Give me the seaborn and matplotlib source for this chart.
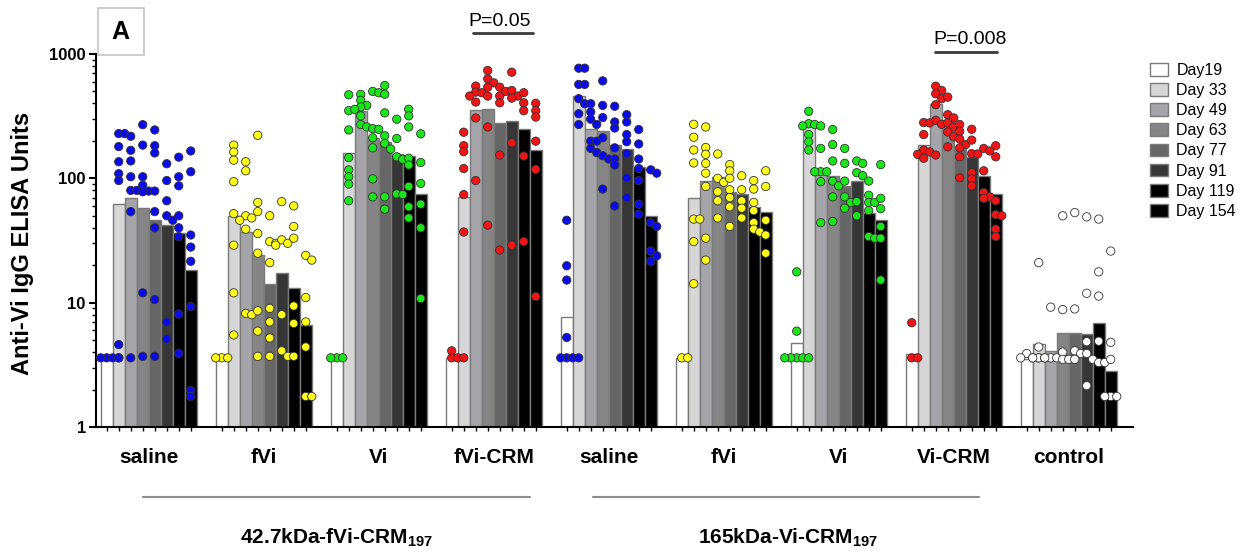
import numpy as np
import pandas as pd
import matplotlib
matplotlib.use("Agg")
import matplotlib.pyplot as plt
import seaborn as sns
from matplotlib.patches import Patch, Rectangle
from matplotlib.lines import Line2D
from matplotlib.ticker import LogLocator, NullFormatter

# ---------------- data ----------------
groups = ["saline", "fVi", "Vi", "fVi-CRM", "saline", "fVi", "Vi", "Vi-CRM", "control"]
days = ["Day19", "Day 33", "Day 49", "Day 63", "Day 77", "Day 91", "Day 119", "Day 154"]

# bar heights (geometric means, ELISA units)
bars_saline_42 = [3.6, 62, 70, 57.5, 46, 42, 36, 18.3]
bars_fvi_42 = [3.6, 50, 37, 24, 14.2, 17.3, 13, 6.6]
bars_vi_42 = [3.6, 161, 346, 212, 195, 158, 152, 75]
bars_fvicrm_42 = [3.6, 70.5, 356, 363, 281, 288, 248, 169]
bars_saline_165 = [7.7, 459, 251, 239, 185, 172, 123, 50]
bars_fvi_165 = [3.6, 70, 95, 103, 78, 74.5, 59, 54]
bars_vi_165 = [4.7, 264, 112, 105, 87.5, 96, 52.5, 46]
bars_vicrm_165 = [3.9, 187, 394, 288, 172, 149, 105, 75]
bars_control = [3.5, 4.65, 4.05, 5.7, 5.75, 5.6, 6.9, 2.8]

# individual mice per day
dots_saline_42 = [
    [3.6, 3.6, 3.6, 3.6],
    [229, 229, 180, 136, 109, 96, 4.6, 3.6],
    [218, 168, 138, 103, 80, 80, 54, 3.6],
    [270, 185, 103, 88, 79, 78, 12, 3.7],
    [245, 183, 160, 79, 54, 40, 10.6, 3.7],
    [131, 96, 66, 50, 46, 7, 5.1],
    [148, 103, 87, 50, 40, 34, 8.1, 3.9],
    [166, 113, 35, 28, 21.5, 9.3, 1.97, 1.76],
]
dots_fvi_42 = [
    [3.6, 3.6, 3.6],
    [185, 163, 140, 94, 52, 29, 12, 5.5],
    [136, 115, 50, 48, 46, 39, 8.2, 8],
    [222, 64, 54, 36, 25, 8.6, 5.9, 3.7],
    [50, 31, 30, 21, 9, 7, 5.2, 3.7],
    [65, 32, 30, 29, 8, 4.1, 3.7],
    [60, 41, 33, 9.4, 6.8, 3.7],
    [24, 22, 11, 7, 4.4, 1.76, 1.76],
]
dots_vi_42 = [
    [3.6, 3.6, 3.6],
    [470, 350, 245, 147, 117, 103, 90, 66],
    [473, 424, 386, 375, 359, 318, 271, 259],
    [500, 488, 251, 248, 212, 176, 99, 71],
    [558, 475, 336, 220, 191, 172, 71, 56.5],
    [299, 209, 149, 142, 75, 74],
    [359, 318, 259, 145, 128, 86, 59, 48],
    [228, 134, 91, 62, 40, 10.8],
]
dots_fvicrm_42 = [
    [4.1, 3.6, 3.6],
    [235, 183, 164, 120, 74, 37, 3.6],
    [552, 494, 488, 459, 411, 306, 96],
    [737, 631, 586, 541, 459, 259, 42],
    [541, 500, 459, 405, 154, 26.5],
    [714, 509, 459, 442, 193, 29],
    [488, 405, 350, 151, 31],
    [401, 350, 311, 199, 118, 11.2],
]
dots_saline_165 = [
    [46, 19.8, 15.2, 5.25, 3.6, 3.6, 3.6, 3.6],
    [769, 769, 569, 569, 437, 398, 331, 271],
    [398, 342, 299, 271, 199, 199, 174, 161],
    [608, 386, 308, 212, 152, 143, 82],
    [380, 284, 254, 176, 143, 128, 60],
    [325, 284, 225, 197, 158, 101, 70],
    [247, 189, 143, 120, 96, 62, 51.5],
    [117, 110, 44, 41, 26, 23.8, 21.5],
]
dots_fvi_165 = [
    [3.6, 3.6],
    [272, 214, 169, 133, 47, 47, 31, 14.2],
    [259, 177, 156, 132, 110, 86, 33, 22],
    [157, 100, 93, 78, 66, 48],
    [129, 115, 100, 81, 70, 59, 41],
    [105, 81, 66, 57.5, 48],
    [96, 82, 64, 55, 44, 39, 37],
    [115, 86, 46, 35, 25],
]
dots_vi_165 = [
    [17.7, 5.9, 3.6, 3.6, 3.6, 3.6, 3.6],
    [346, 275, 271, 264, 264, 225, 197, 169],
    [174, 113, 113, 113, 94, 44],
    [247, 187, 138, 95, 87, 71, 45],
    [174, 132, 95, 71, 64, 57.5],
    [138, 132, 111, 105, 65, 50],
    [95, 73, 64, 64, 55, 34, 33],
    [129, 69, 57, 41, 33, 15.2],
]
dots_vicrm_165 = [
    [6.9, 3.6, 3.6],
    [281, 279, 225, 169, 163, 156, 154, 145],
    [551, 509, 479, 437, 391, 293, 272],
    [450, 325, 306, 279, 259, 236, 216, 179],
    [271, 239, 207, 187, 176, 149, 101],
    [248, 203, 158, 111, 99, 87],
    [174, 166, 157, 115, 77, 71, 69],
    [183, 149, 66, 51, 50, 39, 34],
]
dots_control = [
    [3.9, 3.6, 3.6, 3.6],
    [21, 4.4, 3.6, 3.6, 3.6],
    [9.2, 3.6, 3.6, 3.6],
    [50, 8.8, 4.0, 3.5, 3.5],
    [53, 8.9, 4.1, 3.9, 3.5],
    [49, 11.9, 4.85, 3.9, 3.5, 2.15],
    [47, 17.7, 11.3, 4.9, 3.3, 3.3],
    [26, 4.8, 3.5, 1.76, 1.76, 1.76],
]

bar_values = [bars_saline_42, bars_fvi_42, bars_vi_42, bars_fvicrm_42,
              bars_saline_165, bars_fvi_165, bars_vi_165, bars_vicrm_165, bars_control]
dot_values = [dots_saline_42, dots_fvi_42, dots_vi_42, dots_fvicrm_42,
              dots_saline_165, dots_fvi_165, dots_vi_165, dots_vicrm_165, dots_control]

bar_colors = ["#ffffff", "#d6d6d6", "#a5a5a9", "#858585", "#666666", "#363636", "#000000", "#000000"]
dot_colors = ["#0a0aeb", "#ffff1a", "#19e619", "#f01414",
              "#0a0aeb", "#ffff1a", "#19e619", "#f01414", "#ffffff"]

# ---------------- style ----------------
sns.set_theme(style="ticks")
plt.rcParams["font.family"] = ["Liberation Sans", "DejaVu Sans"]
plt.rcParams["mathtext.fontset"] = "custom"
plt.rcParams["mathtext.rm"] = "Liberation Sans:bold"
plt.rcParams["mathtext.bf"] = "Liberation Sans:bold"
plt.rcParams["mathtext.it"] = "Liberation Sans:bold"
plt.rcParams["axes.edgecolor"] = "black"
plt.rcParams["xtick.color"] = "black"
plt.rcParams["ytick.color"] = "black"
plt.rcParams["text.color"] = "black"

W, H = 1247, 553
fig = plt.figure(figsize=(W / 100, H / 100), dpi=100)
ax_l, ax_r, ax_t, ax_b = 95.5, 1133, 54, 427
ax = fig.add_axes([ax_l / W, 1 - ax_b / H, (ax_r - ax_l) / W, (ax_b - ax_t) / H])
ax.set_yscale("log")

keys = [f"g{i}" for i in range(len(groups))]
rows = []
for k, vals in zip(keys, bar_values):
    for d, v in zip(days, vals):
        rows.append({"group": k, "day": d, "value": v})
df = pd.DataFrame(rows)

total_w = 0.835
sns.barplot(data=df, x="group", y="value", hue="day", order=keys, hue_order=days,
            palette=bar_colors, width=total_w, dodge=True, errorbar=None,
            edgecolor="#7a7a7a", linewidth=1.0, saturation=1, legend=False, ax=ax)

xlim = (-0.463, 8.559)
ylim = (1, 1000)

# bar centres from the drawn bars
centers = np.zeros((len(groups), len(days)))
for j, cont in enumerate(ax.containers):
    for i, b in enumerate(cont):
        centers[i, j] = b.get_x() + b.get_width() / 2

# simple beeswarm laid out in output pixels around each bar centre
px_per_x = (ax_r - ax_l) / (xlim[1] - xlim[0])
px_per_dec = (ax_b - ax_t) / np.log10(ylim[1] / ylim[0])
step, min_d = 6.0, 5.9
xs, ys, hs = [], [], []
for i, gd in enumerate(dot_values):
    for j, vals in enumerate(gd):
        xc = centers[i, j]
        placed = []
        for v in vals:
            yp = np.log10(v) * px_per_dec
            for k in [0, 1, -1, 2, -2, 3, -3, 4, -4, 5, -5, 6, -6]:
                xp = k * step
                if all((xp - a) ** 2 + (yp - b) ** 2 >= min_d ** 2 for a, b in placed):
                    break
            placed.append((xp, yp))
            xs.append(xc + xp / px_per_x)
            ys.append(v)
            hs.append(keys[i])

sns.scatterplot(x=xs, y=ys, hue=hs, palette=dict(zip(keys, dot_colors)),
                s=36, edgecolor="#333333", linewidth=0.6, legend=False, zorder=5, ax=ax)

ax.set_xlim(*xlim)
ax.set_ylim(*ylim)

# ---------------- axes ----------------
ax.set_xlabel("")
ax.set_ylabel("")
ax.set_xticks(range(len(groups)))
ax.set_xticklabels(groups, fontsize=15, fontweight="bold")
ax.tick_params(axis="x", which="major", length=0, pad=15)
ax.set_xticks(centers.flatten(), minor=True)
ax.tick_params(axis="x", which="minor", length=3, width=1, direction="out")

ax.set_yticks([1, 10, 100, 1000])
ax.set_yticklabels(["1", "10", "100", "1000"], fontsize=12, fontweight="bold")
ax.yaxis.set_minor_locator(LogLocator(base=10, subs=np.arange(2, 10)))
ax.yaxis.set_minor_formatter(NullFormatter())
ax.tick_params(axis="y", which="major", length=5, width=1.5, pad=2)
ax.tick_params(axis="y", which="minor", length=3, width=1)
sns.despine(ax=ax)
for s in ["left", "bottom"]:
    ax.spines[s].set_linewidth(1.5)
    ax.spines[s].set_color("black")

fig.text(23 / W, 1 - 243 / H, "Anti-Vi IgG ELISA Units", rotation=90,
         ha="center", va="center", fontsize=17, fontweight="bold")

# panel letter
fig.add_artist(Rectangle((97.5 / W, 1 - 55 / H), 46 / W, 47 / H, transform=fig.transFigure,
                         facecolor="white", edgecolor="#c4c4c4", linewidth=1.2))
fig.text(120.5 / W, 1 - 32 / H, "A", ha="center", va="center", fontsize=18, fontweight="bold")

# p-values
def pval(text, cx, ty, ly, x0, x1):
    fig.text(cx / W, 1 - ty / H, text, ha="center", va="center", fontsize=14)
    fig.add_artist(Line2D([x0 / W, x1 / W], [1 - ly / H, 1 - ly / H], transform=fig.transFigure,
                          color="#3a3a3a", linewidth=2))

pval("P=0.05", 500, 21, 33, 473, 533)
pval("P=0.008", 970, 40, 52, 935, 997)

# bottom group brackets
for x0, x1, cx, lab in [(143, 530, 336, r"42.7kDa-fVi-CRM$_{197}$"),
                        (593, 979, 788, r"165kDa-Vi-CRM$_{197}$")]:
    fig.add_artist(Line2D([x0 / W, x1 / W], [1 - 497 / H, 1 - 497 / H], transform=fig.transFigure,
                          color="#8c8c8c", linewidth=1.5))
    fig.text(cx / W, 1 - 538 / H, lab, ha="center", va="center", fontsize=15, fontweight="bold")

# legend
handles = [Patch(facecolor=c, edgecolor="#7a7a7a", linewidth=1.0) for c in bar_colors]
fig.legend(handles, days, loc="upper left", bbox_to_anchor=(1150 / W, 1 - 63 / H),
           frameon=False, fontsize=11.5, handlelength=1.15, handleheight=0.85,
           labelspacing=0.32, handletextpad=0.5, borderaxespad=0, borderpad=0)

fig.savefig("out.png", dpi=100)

WRITTEN EXERCISE: Begin at the top of the material above and output each line exactly, stopping after the line that holds "bars_control = [3.5, 4.65, 4.05, 5.7, 5.75, 5.6, 6.9, 2.8]". Leave out pictures.

SOLUTION FOR THIS PROBLEM:
Give me the seaborn and matplotlib source for this chart.
import numpy as np
import pandas as pd
import matplotlib
matplotlib.use("Agg")
import matplotlib.pyplot as plt
import seaborn as sns
from matplotlib.patches import Patch, Rectangle
from matplotlib.lines import Line2D
from matplotlib.ticker import LogLocator, NullFormatter

# ---------------- data ----------------
groups = ["saline", "fVi", "Vi", "fVi-CRM", "saline", "fVi", "Vi", "Vi-CRM", "control"]
days = ["Day19", "Day 33", "Day 49", "Day 63", "Day 77", "Day 91", "Day 119", "Day 154"]

# bar heights (geometric means, ELISA units)
bars_saline_42 = [3.6, 62, 70, 57.5, 46, 42, 36, 18.3]
bars_fvi_42 = [3.6, 50, 37, 24, 14.2, 17.3, 13, 6.6]
bars_vi_42 = [3.6, 161, 346, 212, 195, 158, 152, 75]
bars_fvicrm_42 = [3.6, 70.5, 356, 363, 281, 288, 248, 169]
bars_saline_165 = [7.7, 459, 251, 239, 185, 172, 123, 50]
bars_fvi_165 = [3.6, 70, 95, 103, 78, 74.5, 59, 54]
bars_vi_165 = [4.7, 264, 112, 105, 87.5, 96, 52.5, 46]
bars_vicrm_165 = [3.9, 187, 394, 288, 172, 149, 105, 75]
bars_control = [3.5, 4.65, 4.05, 5.7, 5.75, 5.6, 6.9, 2.8]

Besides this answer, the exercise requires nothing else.